Project: Various logo, icon, and illustrations
Role: Art Director & Designer, Brand Design & Integration team
Client: Silicon Valley Investors Network, Bluelink, Sleep Number, Best Buy
Key Skills: Photoshop, Illustrator, Brand Design, Campaign
Summary: An exploration of candidate marks for use in Best Buy’s national holiday campaign, and candidate marks for use by various divisions of an investor network.
SVIN – Silicon Valley Investors Network
An organisation with three distinct divisions sought logos/marks for each group while retaining a cohesive identity between them. Above is a small sampling of my logo exploration for them.
The left half shows how I might carry one concept across all three identities; the right half shows additional graphic treatments, to show how I approach variety.
Bluelink
An exploration of sub-brand identity for a joint US–China venture. In Japanese, these characters mean “linking” or “connection”; I can only imagine there is a similar interpretation in Chinese (characters were provided by the international liaison).
Best Buy
Project: Holiday national advertising campaign style guide
Role: Art Director & Designer, Brand Design & Integration team
Client: Best Buy Co.
Key Skills: Photoshop, Illustrator, InDesign, Brand Design, Campaign
Summary: A thorough document which defines and illustrates every detail and usage for elements of a national ad campaign. Disseminated to Best Buy’s multiples channels (newspaper ads, print ads, in-store signage, website, etc.) to unify and govern execution for a consistent campaign experience.
For ‘Holiday’ 2007, Best Buy used a hexagonal gift icon for its national campaign, with the slogan “Wrap up the WOW”, using typography similar to the lower two designs above. It was successful enough that the company wanted to recycle the idea for the following year. The difference was that while the first campaign focused on abundance and availability of gifts, the second wanted to add a focus on how the stores’ various services and staff can “guarantee” or maximize the experience.
Thus, several of my icon explorations feature a richer palette and a gift pictured at the magic moment when the recipient is blasted with delight. One concept even literally depicts a store staff to drive home the message that the company is here to make this magic happen for you.
While ultimately a slightly tweaked logo from the prior year was used, several of these were final candidates. I was one designer and art director on a small team tasked with this campaign, and all the work pictured above is my own illustration. Please check out my work creating the company’s style guide for the same drive period.
Several times per year, Best Buy would run national campaigns that would coincide with various holidays or drive times such as Christmas, Father’s Day, Back to School, and with each campaign would come a complete branded identity.

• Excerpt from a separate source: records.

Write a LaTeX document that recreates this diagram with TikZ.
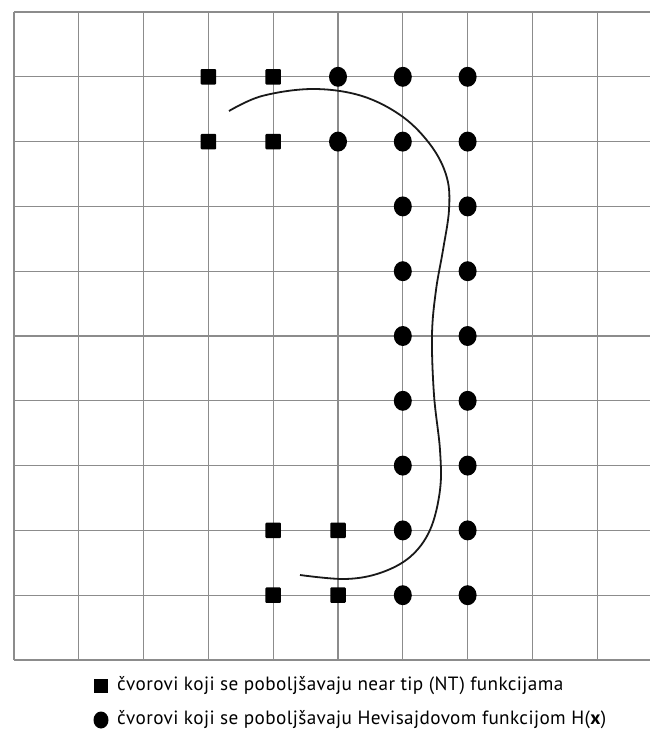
\documentclass[tikz,border=0pt]{standalone}
\usepackage{fontspec}
\setmainfont[LetterSpace=2]{PT Sans}
\usetikzlibrary{shapes.geometric}
\begin{document}
\begin{tikzpicture}[x=1pt,y=-1pt,
  gridline/.style={draw=black!45,line width=1.3pt},
  sqnode/.style={fill=black,minimum size=15.5pt,inner sep=0pt,rounded corners=1pt},
  cnode/.style={fill=black,ellipse,minimum width=18pt,minimum height=20pt,inner sep=0pt},
  legsq/.style={fill=black,minimum size=14pt,inner sep=0pt},
  legc/.style={fill=black,ellipse,minimum width=15pt,minimum height=17pt,inner sep=0pt},
  legtext/.style={anchor=west,inner sep=0pt,font=\fontsize{19.2}{21}\selectfont},
  curve/.style={draw=black!90,line width=1.8pt}]
\useasboundingbox (0,0) rectangle (650,736);
% grid
\foreach \i in {0,...,9} \draw[gridline] ({14+\i*64.8},12) -- ({14+\i*64.8},660);
\foreach \j in {0,...,10} \draw[gridline] (14,{12+\j*64.8}) -- (650,{12+\j*64.8});
% squares
\foreach \c/\r in {3/1,4/1,3/2,4/2,4/8,5/8,4/9,5/9}
  \node[sqnode] (s\c-\r) at ({14+\c*64.8},{12+\r*64.8}) {};
% circles
\foreach \c/\r in {5/1,6/1,7/1,5/2,6/2,7/2,6/3,7/3,6/4,7/4,6/5,7/5,6/6,7/6,6/7,7/7,6/8,7/8,6/9,7/9}
  \node[cnode] (c\c-\r) at ({14+\c*64.8},{12+\r*64.8}) {};
% curve
\draw[curve] plot[smooth,tension=0.6] coordinates {(229,111) (262,96) (313,89) (362,96) (403,117) (432,147) (447,178) (449,210) (443,250) (436,290) (432,335) (434,395) (440,450) (440,490) (430,530) (410,557) (380,573) (345,579) (300,575)};
% legend
\node[legsq] (lsq) at (101,686) {};
\node[legtext] (lt1) at (117,686) {čvorovi koji se poboljšavaju near tip (NT) funkcijama};
\node[legc] (lc) at (101,720) {};
\node[legtext] (lt2) at (117,720) {čvorovi koji se poboljšavaju Hevisajdovom funkcijom H(\textbf{x})};
\end{tikzpicture}
\end{document}
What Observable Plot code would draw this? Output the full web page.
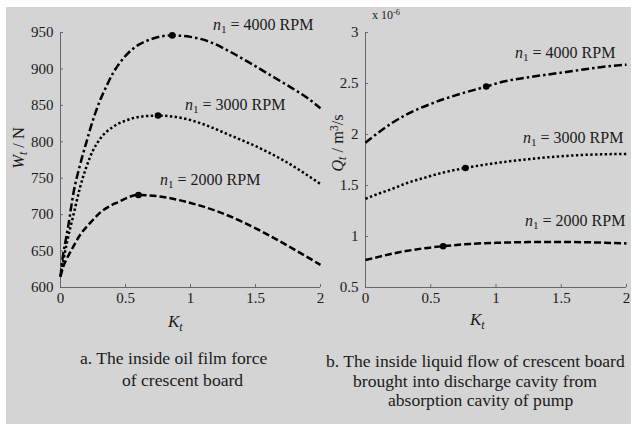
<!DOCTYPE html>
<html><head><meta charset="utf-8">
<script src="https://cdn.jsdelivr.net/npm/d3@7"></script>
<script src="https://cdn.jsdelivr.net/npm/@observablehq/plot@0.6"></script>
<style>
body{margin:0;background:#fff;}
#wrap{position:relative;width:631px;height:424px;overflow:hidden;font-family:"Liberation Serif","Times New Roman",serif;color:#1a1a1a;background:#fff;}
#bg{position:absolute;left:6px;top:7px;right:0;bottom:0;background:#d4d4d4;}
.abs{position:absolute;white-space:nowrap;line-height:1;}
.plot{position:absolute;top:0;}
.lbl{font-size:16px;}
.cap{font-size:17.6px;}
sub{font-size:70%;vertical-align:-0.3em;line-height:0;}
sup{font-size:70%;vertical-align:0.45em;line-height:0;}
.rot{transform:translate(-50%,-50%) rotate(-90deg);font-size:16.5px;}
</style></head>
<body>
<div id="wrap">
  <div id="bg"></div>
  <div id="p1" class="plot" style="left:0px"></div>
  <div id="p2" class="plot" style="left:305px"></div>

  <div class="abs lbl" style="left:213px;top:17px"><i>n</i><sub>1</sub> = 4000 RPM</div>
  <div class="abs lbl" style="left:185px;top:97px"><i>n</i><sub>1</sub> = 3000 RPM</div>
  <div class="abs lbl" style="left:160px;top:172px"><i>n</i><sub>1</sub> = 2000 RPM</div>

  <div class="abs lbl" style="left:515px;top:45px"><i>n</i><sub>1</sub> = 4000 RPM</div>
  <div class="abs lbl" style="left:523px;top:130px"><i>n</i><sub>1</sub> = 3000 RPM</div>
  <div class="abs lbl" style="left:525px;top:213px"><i>n</i><sub>1</sub> = 2000 RPM</div>

  <div class="abs" style="left:372px;top:9px;font-size:12px">x 10<sup>-6</sup></div>

  <div class="abs rot" style="left:19px;top:148px"><i>W</i><sub><i>t</i></sub> / N</div>
  <div class="abs rot" style="left:338px;top:143px"><i>Q</i><sub><i>t</i></sub> / m<sup>3</sup>/s</div>

  <div class="abs lbl" style="left:168px;top:313px;font-size:17px"><i>K</i><sub><i>t</i></sub></div>
  <div class="abs lbl" style="left:470px;top:311px;font-size:17px"><i>K</i><sub><i>t</i></sub></div>

  <div class="abs cap" style="left:80px;top:350px">a. The inside oil film force</div>
  <div class="abs cap" style="left:122px;top:372px">of crescent board</div>
  <div class="abs cap" style="left:326px;top:353px">b. The inside liquid flow of crescent board</div>
  <div class="abs cap" style="left:353px;top:373px">brought into discharge cavity from</div>
  <div class="abs cap" style="left:388px;top:392px">absorption cavity of pump</div>
</div>
<script>
// ---- Data: panel a (oil film force W_t, N) ----
const kW4000 = [0, 0.02, 0.04, 0.06, 0.1, 0.15, 0.2, 0.25, 0.3, 0.35, 0.4, 0.5, 0.6, 0.7, 0.85, 1.0, 1.15, 1.3, 1.45, 1.6, 1.75, 1.9, 2.0];
const w4000  = [615, 645, 665, 685, 730, 768, 800, 830, 855, 875, 893, 918, 933, 941, 946, 944, 937, 924, 909, 893, 877, 860, 846];
const kW3000 = [0, 0.02, 0.05, 0.1, 0.15, 0.2, 0.25, 0.3, 0.4, 0.5, 0.6, 0.75, 0.95, 1.1, 1.33, 1.5, 1.72, 2.0];
const w3000  = [615, 635, 662, 700, 737, 766, 788, 803, 820, 829, 834, 836, 832, 824, 807, 794, 774, 742];
const kW2000 = [0, 0.02, 0.05, 0.08, 0.15, 0.23, 0.3, 0.44, 0.6, 0.8, 1.0, 1.2, 1.4, 1.6, 1.8, 2.0];
const w2000  = [615, 628, 640, 650, 672, 689, 702, 717, 727, 724, 716, 705, 690, 672, 652, 631];
const wPeakK = [0.86, 0.75, 0.6];
const wPeakV = [946, 836, 727];

// ---- Data: panel b (liquid flow Q_t, x 10^-6 m^3/s) ----
const kQ4000 = [0, 0.05, 0.1, 0.2, 0.32, 0.5, 0.73, 0.925, 1.03, 1.3, 1.55, 1.8, 2.0];
const q4000  = [1.92, 1.97, 2.02, 2.11, 2.2, 2.3, 2.4, 2.47, 2.51, 2.57, 2.615, 2.66, 2.685];
const kQ3000 = [0, 0.1, 0.2, 0.32, 0.45, 0.575, 0.766, 1.0, 1.34, 1.6, 2.0];
const q3000  = [1.37, 1.42, 1.465, 1.525, 1.575, 1.62, 1.672, 1.72, 1.77, 1.795, 1.81];
const kQ2000 = [0, 0.1, 0.2, 0.3, 0.45, 0.595, 0.8, 1.0, 1.25, 1.5, 1.75, 2.0];
const q2000  = [0.77, 0.80, 0.83, 0.855, 0.885, 0.905, 0.927, 0.938, 0.945, 0.947, 0.942, 0.932];
const qPeakK = [0.925, 0.766, 0.595];
const qPeakV = [2.47, 1.672, 0.905];

// ---- Ticks ----
const xTicks = [0, 0.5, 1, 1.5, 2];
const wTicks = [600, 650, 700, 750, 800, 850, 900, 950];
const qTicks = [0.5, 1, 1.5, 2, 2.5, 3];

const dashes = {"4000": "8,3,2.5,3", "3000": "2.4,2.4", "2000": "7,3"};

function zip(ks, vs){ return ks.map((k,i)=>({k, v: vs[i]})); }

function panel(series, peaks, yDomain, yTicks, width, marginRight){
  const marks = [
    Plot.ruleX([0], {stroke:"#666", strokeWidth:1}),
    Plot.ruleY([yDomain[0]], {stroke:"#666", strokeWidth:1}),
    Plot.axisX(xTicks, {tickSize:-3, tickPadding:8, stroke:"#666", fill:"#1a1a1a", fontSize:15, tickFormat:d=>String(d), label:null}),
    Plot.axisY(yTicks, {tickSize:-3, tickPadding:10, stroke:"#666", fill:"#1a1a1a", fontSize:15, tickFormat:d=>String(d), label:null}),
  ];
  for (const s of series) {
    marks.push(Plot.line(s.data, {x:"k", y:"v", stroke:"#000", strokeWidth:2.5, strokeDasharray:dashes[s.n], strokeLinecap:"butt", curve:"monotone-x"}));
  }
  marks.push(Plot.dot(peaks, {x:"k", y:"v", r:3.3, fill:"#000"}));
  return Plot.plot({
    width, height:320,
    marginLeft:60, marginRight, marginTop:32, marginBottom:33,
    x:{domain:[0,2]},
    y:{domain:yDomain},
    style:{background:"transparent", fontFamily:"'Liberation Serif', serif", fontSize:"15px", overflow:"visible"},
    marks
  });
}

const p1 = panel(
  [{n:"4000", data:zip(kW4000,w4000)}, {n:"3000", data:zip(kW3000,w3000)}, {n:"2000", data:zip(kW2000,w2000)}],
  zip(wPeakK, wPeakV), [600, 950], wTicks, 330, 10);
const p2 = panel(
  [{n:"4000", data:zip(kQ4000,q4000)}, {n:"3000", data:zip(kQ3000,q3000)}, {n:"2000", data:zip(kQ2000,q2000)}],
  zip(qPeakK, qPeakV), [0.5, 3], qTicks, 326, 5);
document.getElementById("p1").appendChild(p1);
document.getElementById("p2").appendChild(p2);
</script>
</body></html>
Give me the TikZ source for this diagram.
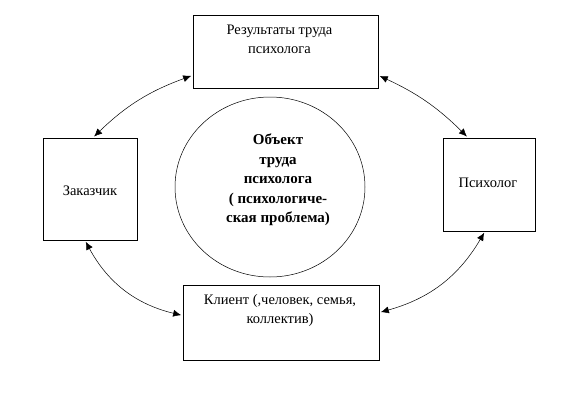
\documentclass[tikz,border=0pt]{standalone}
\usepackage{fontspec}
\setmainfont{Liberation Serif}
\usetikzlibrary{positioning,arrows.meta,shapes.geometric}
\tikzset{
  box/.style={draw, line width=0.8pt, inner sep=0pt},
  txt/.style={font=\fontsize{14.5}{19}\selectfont, align=center, inner sep=0pt},
  objtxt/.style={font=\bfseries\fontsize{15}{19.5}\selectfont, align=center, inner sep=0pt},
  link/.style={arrows={Latex[length=8pt,width=7pt]-Latex[length=8pt,width=7pt]}, line width=0.5pt, shorten >=1.5pt, shorten <=1.5pt}
}
\begin{document}
\begin{tikzpicture}[x=1pt,y=-1pt]
\useasboundingbox (0,0) rectangle (582,407);
% boxes
\node[box, minimum width=185pt, minimum height=73pt] (res) at (285.5,51.5) {};
\node[box, minimum width=94pt, minimum height=102pt] (zak) at (90,189) {};
\node[box, minimum width=92pt, minimum height=93pt] (psy) at (489,184.5) {};
\node[box, minimum width=196pt, minimum height=75pt] (cli) at (281,322.5) {};
\node[draw, ellipse, line width=0.5pt, minimum width=190pt, minimum height=180pt] (obj) at (270,187) {};
% texts
\node[txt, below=10pt of res.north, xshift=-6pt] (restxt) {Результаты труда\\психолога};
\node[txt] (zaktxt) at (90,191) {Заказчик};
\node[txt] (psytxt) at (488,183) {Психолог};
\node[txt, below=10pt of cli.north, xshift=-1pt] (clitxt) {Клиент (,человек, семья,\\коллектив)};
\node[objtxt] (objtxt) at (278,180) {Объект\\труда\\психолога\\( психологиче-\\ская проблема)};
% links
\draw[link] ([yshift=13pt]res.south west) to[bend right=12] ([xshift=3pt]zak.north);
\draw[link] ([yshift=13pt]res.south east) to[bend left=10] ([xshift=-21pt]psy.north);
\draw[link] ([xshift=-4pt]psy.south) to[bend left=22] ([yshift=10pt]cli.east);
\draw[link] ([xshift=-5pt]zak.south) to[bend right=24] ([yshift=7pt]cli.west);
\end{tikzpicture}
\end{document}
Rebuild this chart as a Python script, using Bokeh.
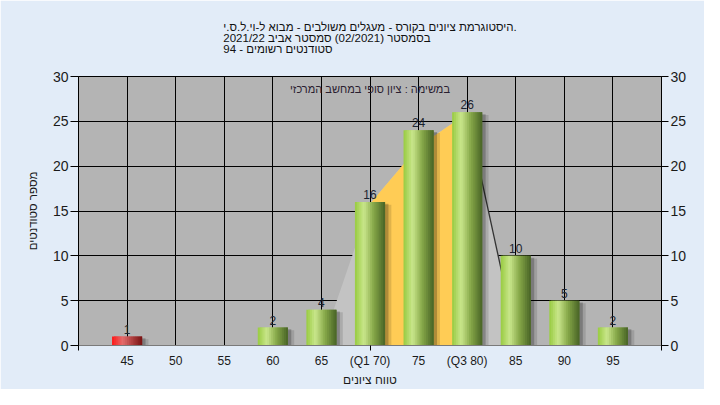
from bokeh.plotting import figure
from bokeh.models import (LinearAxis, FixedTicker, Range1d, Label, Title)
from bokeh.core.properties import value
from bokeh.embed import file_html
from bokeh.resources import INLINE

# ---------------- data ----------------
bins = [45, 50, 55, 60, 65, 70, 75, 80, 85, 90, 95]
counts = [1, 0, 0, 2, 4, 16, 24, 26, 10, 5, 2]
tick_labels = ["45", "50", "55", "60", "65", "(Q1 70)", "75", "(Q3 80)", "85", "90", "95"]
failing_bins = [45]
# frequency-polygon outline
poly_x = [65, 70, 75, 80, 85.2]
poly_y = [0, 15.8, 22.2, 25.9, 0]
q1, q3 = 70, 80
y_ticks = [0, 5, 10, 15, 20, 25, 30]

title_lines = [
    "היסטוגרמת ציונים בקורס - מעגלים משולבים - מבוא ל-וי.ל.ס.י.",
    "בסמסטר  (02/2021)  סמסטר אביב 2021/22",
    "סטודנטים רשומים - 94",
]
note_text = "במשימה : ציון סופי במחשב המרכזי"
x_title = "טווח ציונים"
y_title = "מספר סטודנטים"

FONT = "Liberation Sans"
BAR_W = 3.1
N_STRIPS = 16

green_stops = [(0.0, (0x98, 0xcb, 0x40)), (0.30, (0xc9, 0xe6, 0x8c)),
               (0.62, (0x86, 0xa8, 0x48)), (1.0, (0x48, 0x63, 0x26))]
red_stops = [(0.0, (0xff, 0x16, 0x16)), (0.35, (0xe3, 0x6c, 0x6c)),
             (1.0, (0x78, 0x12, 0x12))]


def interp(stops, t):
    for (t0, c0), (t1, c1) in zip(stops[:-1], stops[1:]):
        if t <= t1:
            f = (t - t0) / (t1 - t0) if t1 > t0 else 0
            c = [round(a + (b - a) * f) for a, b in zip(c0, c1)]
            return "#%02x%02x%02x" % tuple(c)
    return "#%02x%02x%02x" % stops[-1][1]


p = figure(width=704, height=389, output_backend="svg", toolbar_location=None,
           x_range=Range1d(40, 100), y_range=Range1d(0, 30),
           min_border_left=78, min_border_right=43, min_border_top=72,
           min_border_bottom=42)
p.border_fill_color = "#e2ecf8"
p.background_fill_color = "#b4b4b4"
p.outline_line_color = "#000000"

# multi-line title block
p.add_layout(Title(text="\n".join(title_lines), align="center", vertical_align="top",
                   text_font=FONT, text_font_size="11.5px", text_font_style="normal",
                   text_color="#111111", text_line_height=0.92, standoff=40), "above")

# axes
p.xaxis.ticker = FixedTicker(ticks=bins, minor_ticks=[40, 70, 100])
p.xaxis.major_label_overrides = {b: t for b, t in zip(bins, tick_labels)}
p.xaxis.major_tick_out = 0
p.xaxis.major_tick_in = 0
p.xaxis.minor_tick_out = 5
p.xaxis.minor_tick_in = 0
p.xaxis.minor_tick_line_color = "#000000"
p.xaxis.axis_line_color = "#7a7a7a"
p.xaxis.major_label_text_font = FONT
p.xaxis.major_label_text_font_size = "12px"
p.xaxis.major_label_text_color = "#1a1a1a"
p.xaxis.major_label_standoff = 3
p.xaxis.axis_label = x_title
p.xaxis.axis_label_text_font = FONT
p.xaxis.axis_label_text_font_size = "12px"
p.xaxis.axis_label_text_font_style = "normal"
p.xaxis.axis_label_text_color = "#1a1a1a"
p.xaxis.axis_label_standoff = 2

p.yaxis.ticker = FixedTicker(ticks=y_ticks, minor_ticks=[])
p.yaxis.major_tick_out = 8
p.yaxis.major_tick_in = 0
p.yaxis.axis_line_color = "#000000"
p.yaxis.major_tick_line_color = "#000000"
p.yaxis.major_label_text_font = FONT
p.yaxis.major_label_text_font_size = "14px"
p.yaxis.major_label_text_color = "#1a1a1a"
p.yaxis.major_label_standoff = 2
p.yaxis.axis_label = y_title
p.yaxis.axis_label_text_font = FONT
p.yaxis.axis_label_text_font_size = "11.5px"
p.yaxis.axis_label_text_font_style = "normal"
p.yaxis.axis_label_text_color = "#1a1a1a"
p.yaxis.axis_label_standoff = 11

ry = LinearAxis(ticker=FixedTicker(ticks=y_ticks, minor_ticks=[]))
ry.major_tick_out = 7
ry.major_tick_in = 0
ry.axis_line_color = "#000000"
ry.major_tick_line_color = "#000000"
ry.major_label_text_font = FONT
ry.major_label_text_font_size = "14px"
ry.major_label_text_color = "#1a1a1a"
ry.major_label_standoff = 2
p.add_layout(ry, "right")

p.xgrid.ticker = FixedTicker(ticks=bins)
p.ygrid.ticker = FixedTicker(ticks=y_ticks)
p.xgrid.grid_line_color = "#000000"
p.ygrid.grid_line_color = "#000000"
p.xgrid.grid_line_alpha = 1
p.ygrid.grid_line_alpha = 1

# frequency polygon area (light) and inter-quartile part (orange)
p.patch(poly_x, poly_y, fill_color="#c3c3c3", line_color=None)
iq_x = [q1] + [x for x in poly_x if q1 <= x <= q3] + [q3]
iq_y = [0] + [y for x, y in zip(poly_x, poly_y) if q1 <= x <= q3] + [0]
p.patch(iq_x, iq_y, fill_color="#ffcc55", line_color=None)
p.line(poly_x[-2:], poly_y[-2:], line_color="#333333", line_width=1.3)

# shadows
vals = [(b, c) for b, c in zip(bins, counts) if c > 0]
p.vbar(x=[b + 0.5 for b, c in vals], width=BAR_W + 0.3, top=[c - 0.3 for b, c in vals],
       bottom=-1, fill_color="#000000", fill_alpha=0.12, line_color=None)
p.vbar(x=[b + 0.35 for b, c in vals], width=BAR_W, top=[c - 0.2 for b, c in vals],
       bottom=-1, fill_color="#000000", fill_alpha=0.22, line_color=None)

# gradient bars made of overlapping thin strips
lefts, rights, tops, cols = [], [], [], []
sw = BAR_W / N_STRIPS
for b, c in vals:
    stops = red_stops if b in failing_bins else green_stops
    x0 = b - BAR_W / 2
    for k in range(N_STRIPS):
        t = (k + 0.5) / N_STRIPS
        lefts.append(x0 + k * sw)
        rights.append(min(x0 + (k + 2) * sw, b + BAR_W / 2))
        tops.append(c)
        cols.append(interp(stops, t))
p.quad(left=lefts, right=rights, top=tops, bottom=0, fill_color=cols, line_color=None)

# value labels
p.text(x=[b for b, c in vals], y=[c for b, c in vals], text=[str(c) for b, c in vals],
       text_align="center", text_baseline="bottom", y_offset=-3,
       text_font=value(FONT), text_font_size="12px", text_color="#1c2430")

# note inside the plot
p.add_layout(Label(x=70, y=28.6, text=note_text, text_align="center",
                   text_baseline="middle", text_font=FONT, text_font_size="11px",
                   text_color="#2a2030"))

open("out.html", "w").write(file_html(p, INLINE))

At the time, I was on the Brand Design & Integration team that helped conceptualize and then fully develop the campaign assets from a brief to roll-out across several channels, including online, in-store and signage, direct mail, newspaper insert, etc. So as a designer and art director, I helped come up with the visual components, but then I was also personally in charge of creating and managing a complete style guide so each creative department could apply it to their channel’s work, but also be used by the marketing groups in their various capacities.
The above example is a few pages from the Holiday campaign in 2008, though I personally managed dozens of similar campaign style guides. I created the template, layouts, and most of the sample design executions, based on actual workflows and guidelines of each channel. Note that this was created approximately a year and a half before the campaign’s public release, and thus each page contains a “confidential” mark.
A collection of illustrations for an inclusive holiday season campaign.
“Flat” design is all the rage these days, but I’ve always had a thing for a minimalist approach.
Left half: as part of a national drive-time campaign, we needed icons for a range of products to be advertised; icons that would give away a specific product or category at a glance, but be simple enough not to clash with any of the campaign’s visual vocabulary. I wound up doing hundreds of these, making the above image a tiny sample.
Right half: an collection of unusual or counter-culture style icons/illustrations intended for use in a “tween”-targeted gift card. Again, a small sampling of a much larger exploration set.
Sleep Number
As documented in the larger case study, the it Bed’s brand (design) had fallen into madness when I joined. Part of its journey back to rationality included a revised and refined brand visual language, replete with its own iconography similar to yet distinct from the company’s other product lines.
Similarly, I explored a new logo to bridge its existing brand equity with the rest of its new identity, keeping in mind this was a tech-connected bed (vacuum packed and shipped in a tall, thin box).